The Date
My ex boyfriend continues to break my heart. He no doubt is bad for me. He makes me say and do things I would never do. He pisses me off but at the end of the day Im crazy about him. Just as fast as our relationship began it ended. For the first time ever..I got dumped. I always thought I controlled the relationships I was in. I was always independent, hanging out with who I wanted, and believeing that i didn't have to change my life to have a boyfriend. I didn't have to change who I was..but I did. I had too but I didn't. We broke up. I had never been so furious and so confused in my life. All I kept thinking was each moment we had together that led up to the dreadful words "I think we should take a break..at least until the season is over." That was five months ago.
Last week. He wanted to hangout. He wanted some "alone time". In my head if I gave him what he wanted well then of course he'd get back together with me. Yeah sure. I was in the shower and in my mind I knew this wasn't going to happen. I told myself expect that this isn't going to happen, but the optimistic side of me, pushed the thoughts to the back of my mind. They caught up to the front of my head when he said "I don't feel good..I'm going to sleep." I had once again been flaked on. Once again he had made me believe that I was going to get something more and all I got was a dead line. I layed on the couch pissed off again. How could he actually do this to me again. How stupid was I to think I actually had a chance.

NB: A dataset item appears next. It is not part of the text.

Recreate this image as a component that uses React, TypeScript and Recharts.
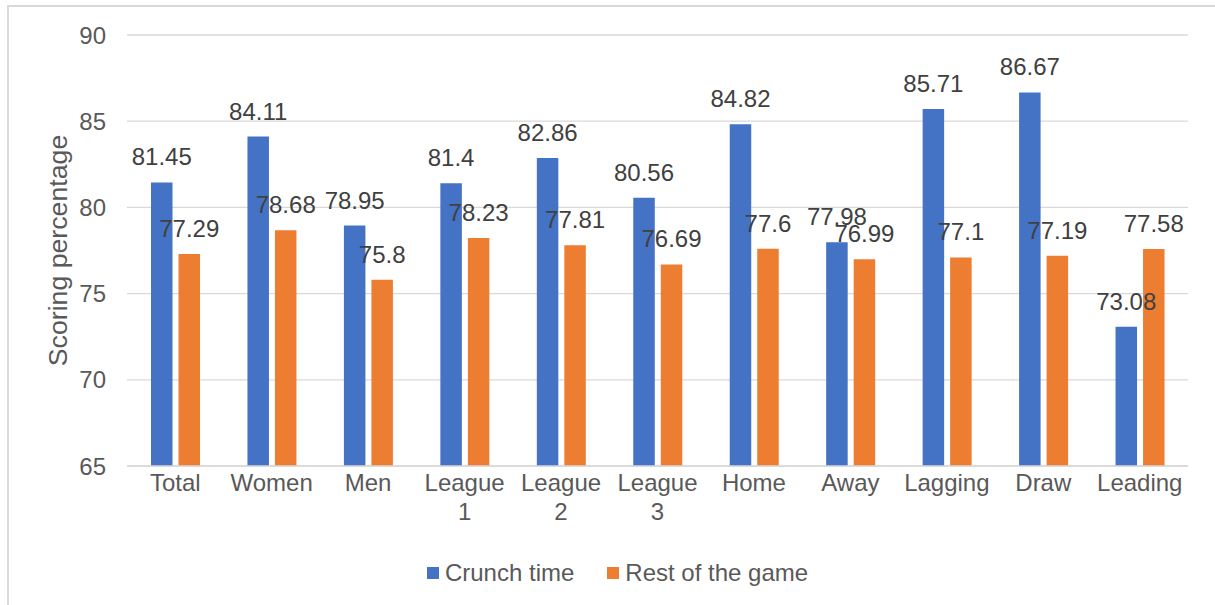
import { BarChart, Bar, XAxis, YAxis, CartesianGrid, LabelList, Label } from "recharts";

const categories = ["Total", "Women", "Men", "League 1", "League 2", "League 3", "Home", "Away", "Lagging", "Draw", "Leading"];
const crunchTime = [81.45, 84.11, 78.95, 81.4, 82.86, 80.56, 84.82, 77.98, 85.71, 86.67, 73.08];
const restOfGame = [77.29, 78.68, 75.8, 78.23, 77.81, 76.69, 77.6, 76.99, 77.1, 77.19, 77.58];
const yTicks = [65, 70, 75, 80, 85, 90];

const series = [
  { key: "crunch", name: "Crunch time", color: "#4472C4" },
  { key: "rest", name: "Rest of the game", color: "#ED7D31" },
];

const data = categories.map((name, i) => ({
  name,
  crunch: crunchTime[i],
  rest: restOfGame[i],
}));

const FONT = '"Liberation Sans", Arial, sans-serif';
const TEXT = "#595959";
const GRID = "#d9d9d9";

type TickProps = { x?: number; y?: number; payload?: { value: string } };

function CategoryTick({ x = 0, y = 0, payload }: TickProps) {
  const value = payload?.value ?? "";
  // long labels wrap onto two lines like in the original
  const lines = value.length > 7 ? value.split(" ") : [value];
  return (
    <text x={x} y={y} textAnchor="middle" fill={TEXT} fontSize={24} fontFamily={FONT}>
      {lines.map((line, i) => (
        <tspan key={i} x={x} dy={i === 0 ? 17 : 28.5}>
          {line}
        </tspan>
      ))}
    </text>
  );
}

type ViewBoxProps = { viewBox?: { x: number; y: number; width: number; height: number } };

function AxisTitle({ viewBox }: ViewBoxProps) {
  if (!viewBox) return null;
  const cx = viewBox.x + 51;
  const cy = viewBox.y + viewBox.height / 2;
  return (
    <text
      x={cx}
      y={cy}
      transform={`rotate(-90 ${cx} ${cy})`}
      textAnchor="middle"
      dominantBaseline="central"
      fill={TEXT}
      fontSize={26.7}
      fontFamily={FONT}
    >
      Scoring percentage
    </text>
  );
}

export default function App() {
  return (
    <div style={{ position: "fixed", left: 0, top: 0, width: 1215, height: 605, background: "#fff", overflow: "hidden" }}>
      <div
        style={{
          position: "absolute",
          left: 7,
          top: 5,
          width: 1300,
          height: 700,
          borderLeft: `2px solid ${GRID}`,
          borderTop: `2px solid ${GRID}`,
        }}
      />
      <div style={{ position: "absolute", left: 0, top: 0 }}>
        <BarChart
          width={1215}
          height={605}
          data={data}
          margin={{ top: 35, right: 27, bottom: 79, left: 7 }}
          barSize={21.5}
          barGap={6}
        >
          <CartesianGrid horizontal vertical={false} stroke={GRID} strokeWidth={1.3} />
          <XAxis
            dataKey="name"
            height={60}
            interval={0}
            tickLine={false}
            axisLine={{ stroke: GRID, strokeWidth: 1.3 }}
            tick={<CategoryTick />}
          />
          <YAxis
            width={120}
            domain={[65, 90]}
            ticks={yTicks}
            tickLine={false}
            axisLine={false}
            tickSize={0}
            tickMargin={21}
            tick={{ fill: TEXT, fontSize: 24, fontFamily: FONT }}
          >
            <Label content={<AxisTitle />} />
          </YAxis>
          {series.map((s) => (
            <Bar key={s.key} dataKey={s.key} name={s.name} fill={s.color} isAnimationActive={false}>
              <LabelList
                dataKey={s.key}
                position="top"
                offset={17}
                fill="#404040"
                fontSize={24}
                fontFamily={FONT}
              />
            </Bar>
          ))}
        </BarChart>
      </div>
      <div
        style={{
          position: "absolute",
          left: 10,
          top: 558,
          width: 1215,
          display: "flex",
          justifyContent: "center",
          gap: 33,
          fontFamily: FONT,
          fontSize: 24,
          color: TEXT,
          lineHeight: "30px",
        }}
      >
        {series.map((s) => (
          <span key={s.key} style={{ display: "flex", alignItems: "center", gap: 6 }}>
            <span style={{ width: 12, height: 12, background: s.color, display: "inline-block" }} />
            {s.name}
          </span>
        ))}
      </div>
    </div>
  );
}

A few days later I found out hes chilling with a classmate of mine. First of all I looked at the picture of the two of them together and I felt like crying but I didn't. Cry over him? No, I wasn't going to let this get to me. Eventually it did. After a fight with my parents. I cried. About everything and anything. I knew some of the tears was for the ex boyfriend who continues to break my heart over and over again.
A part of me knows he'll come back to me again, and a part of me wants him to come back to me just so I can break his heart just like he broke mine. And the thing is when I break his heart I hope he feels the same way as I did, hurt, confused, and replaying every moment that we had together.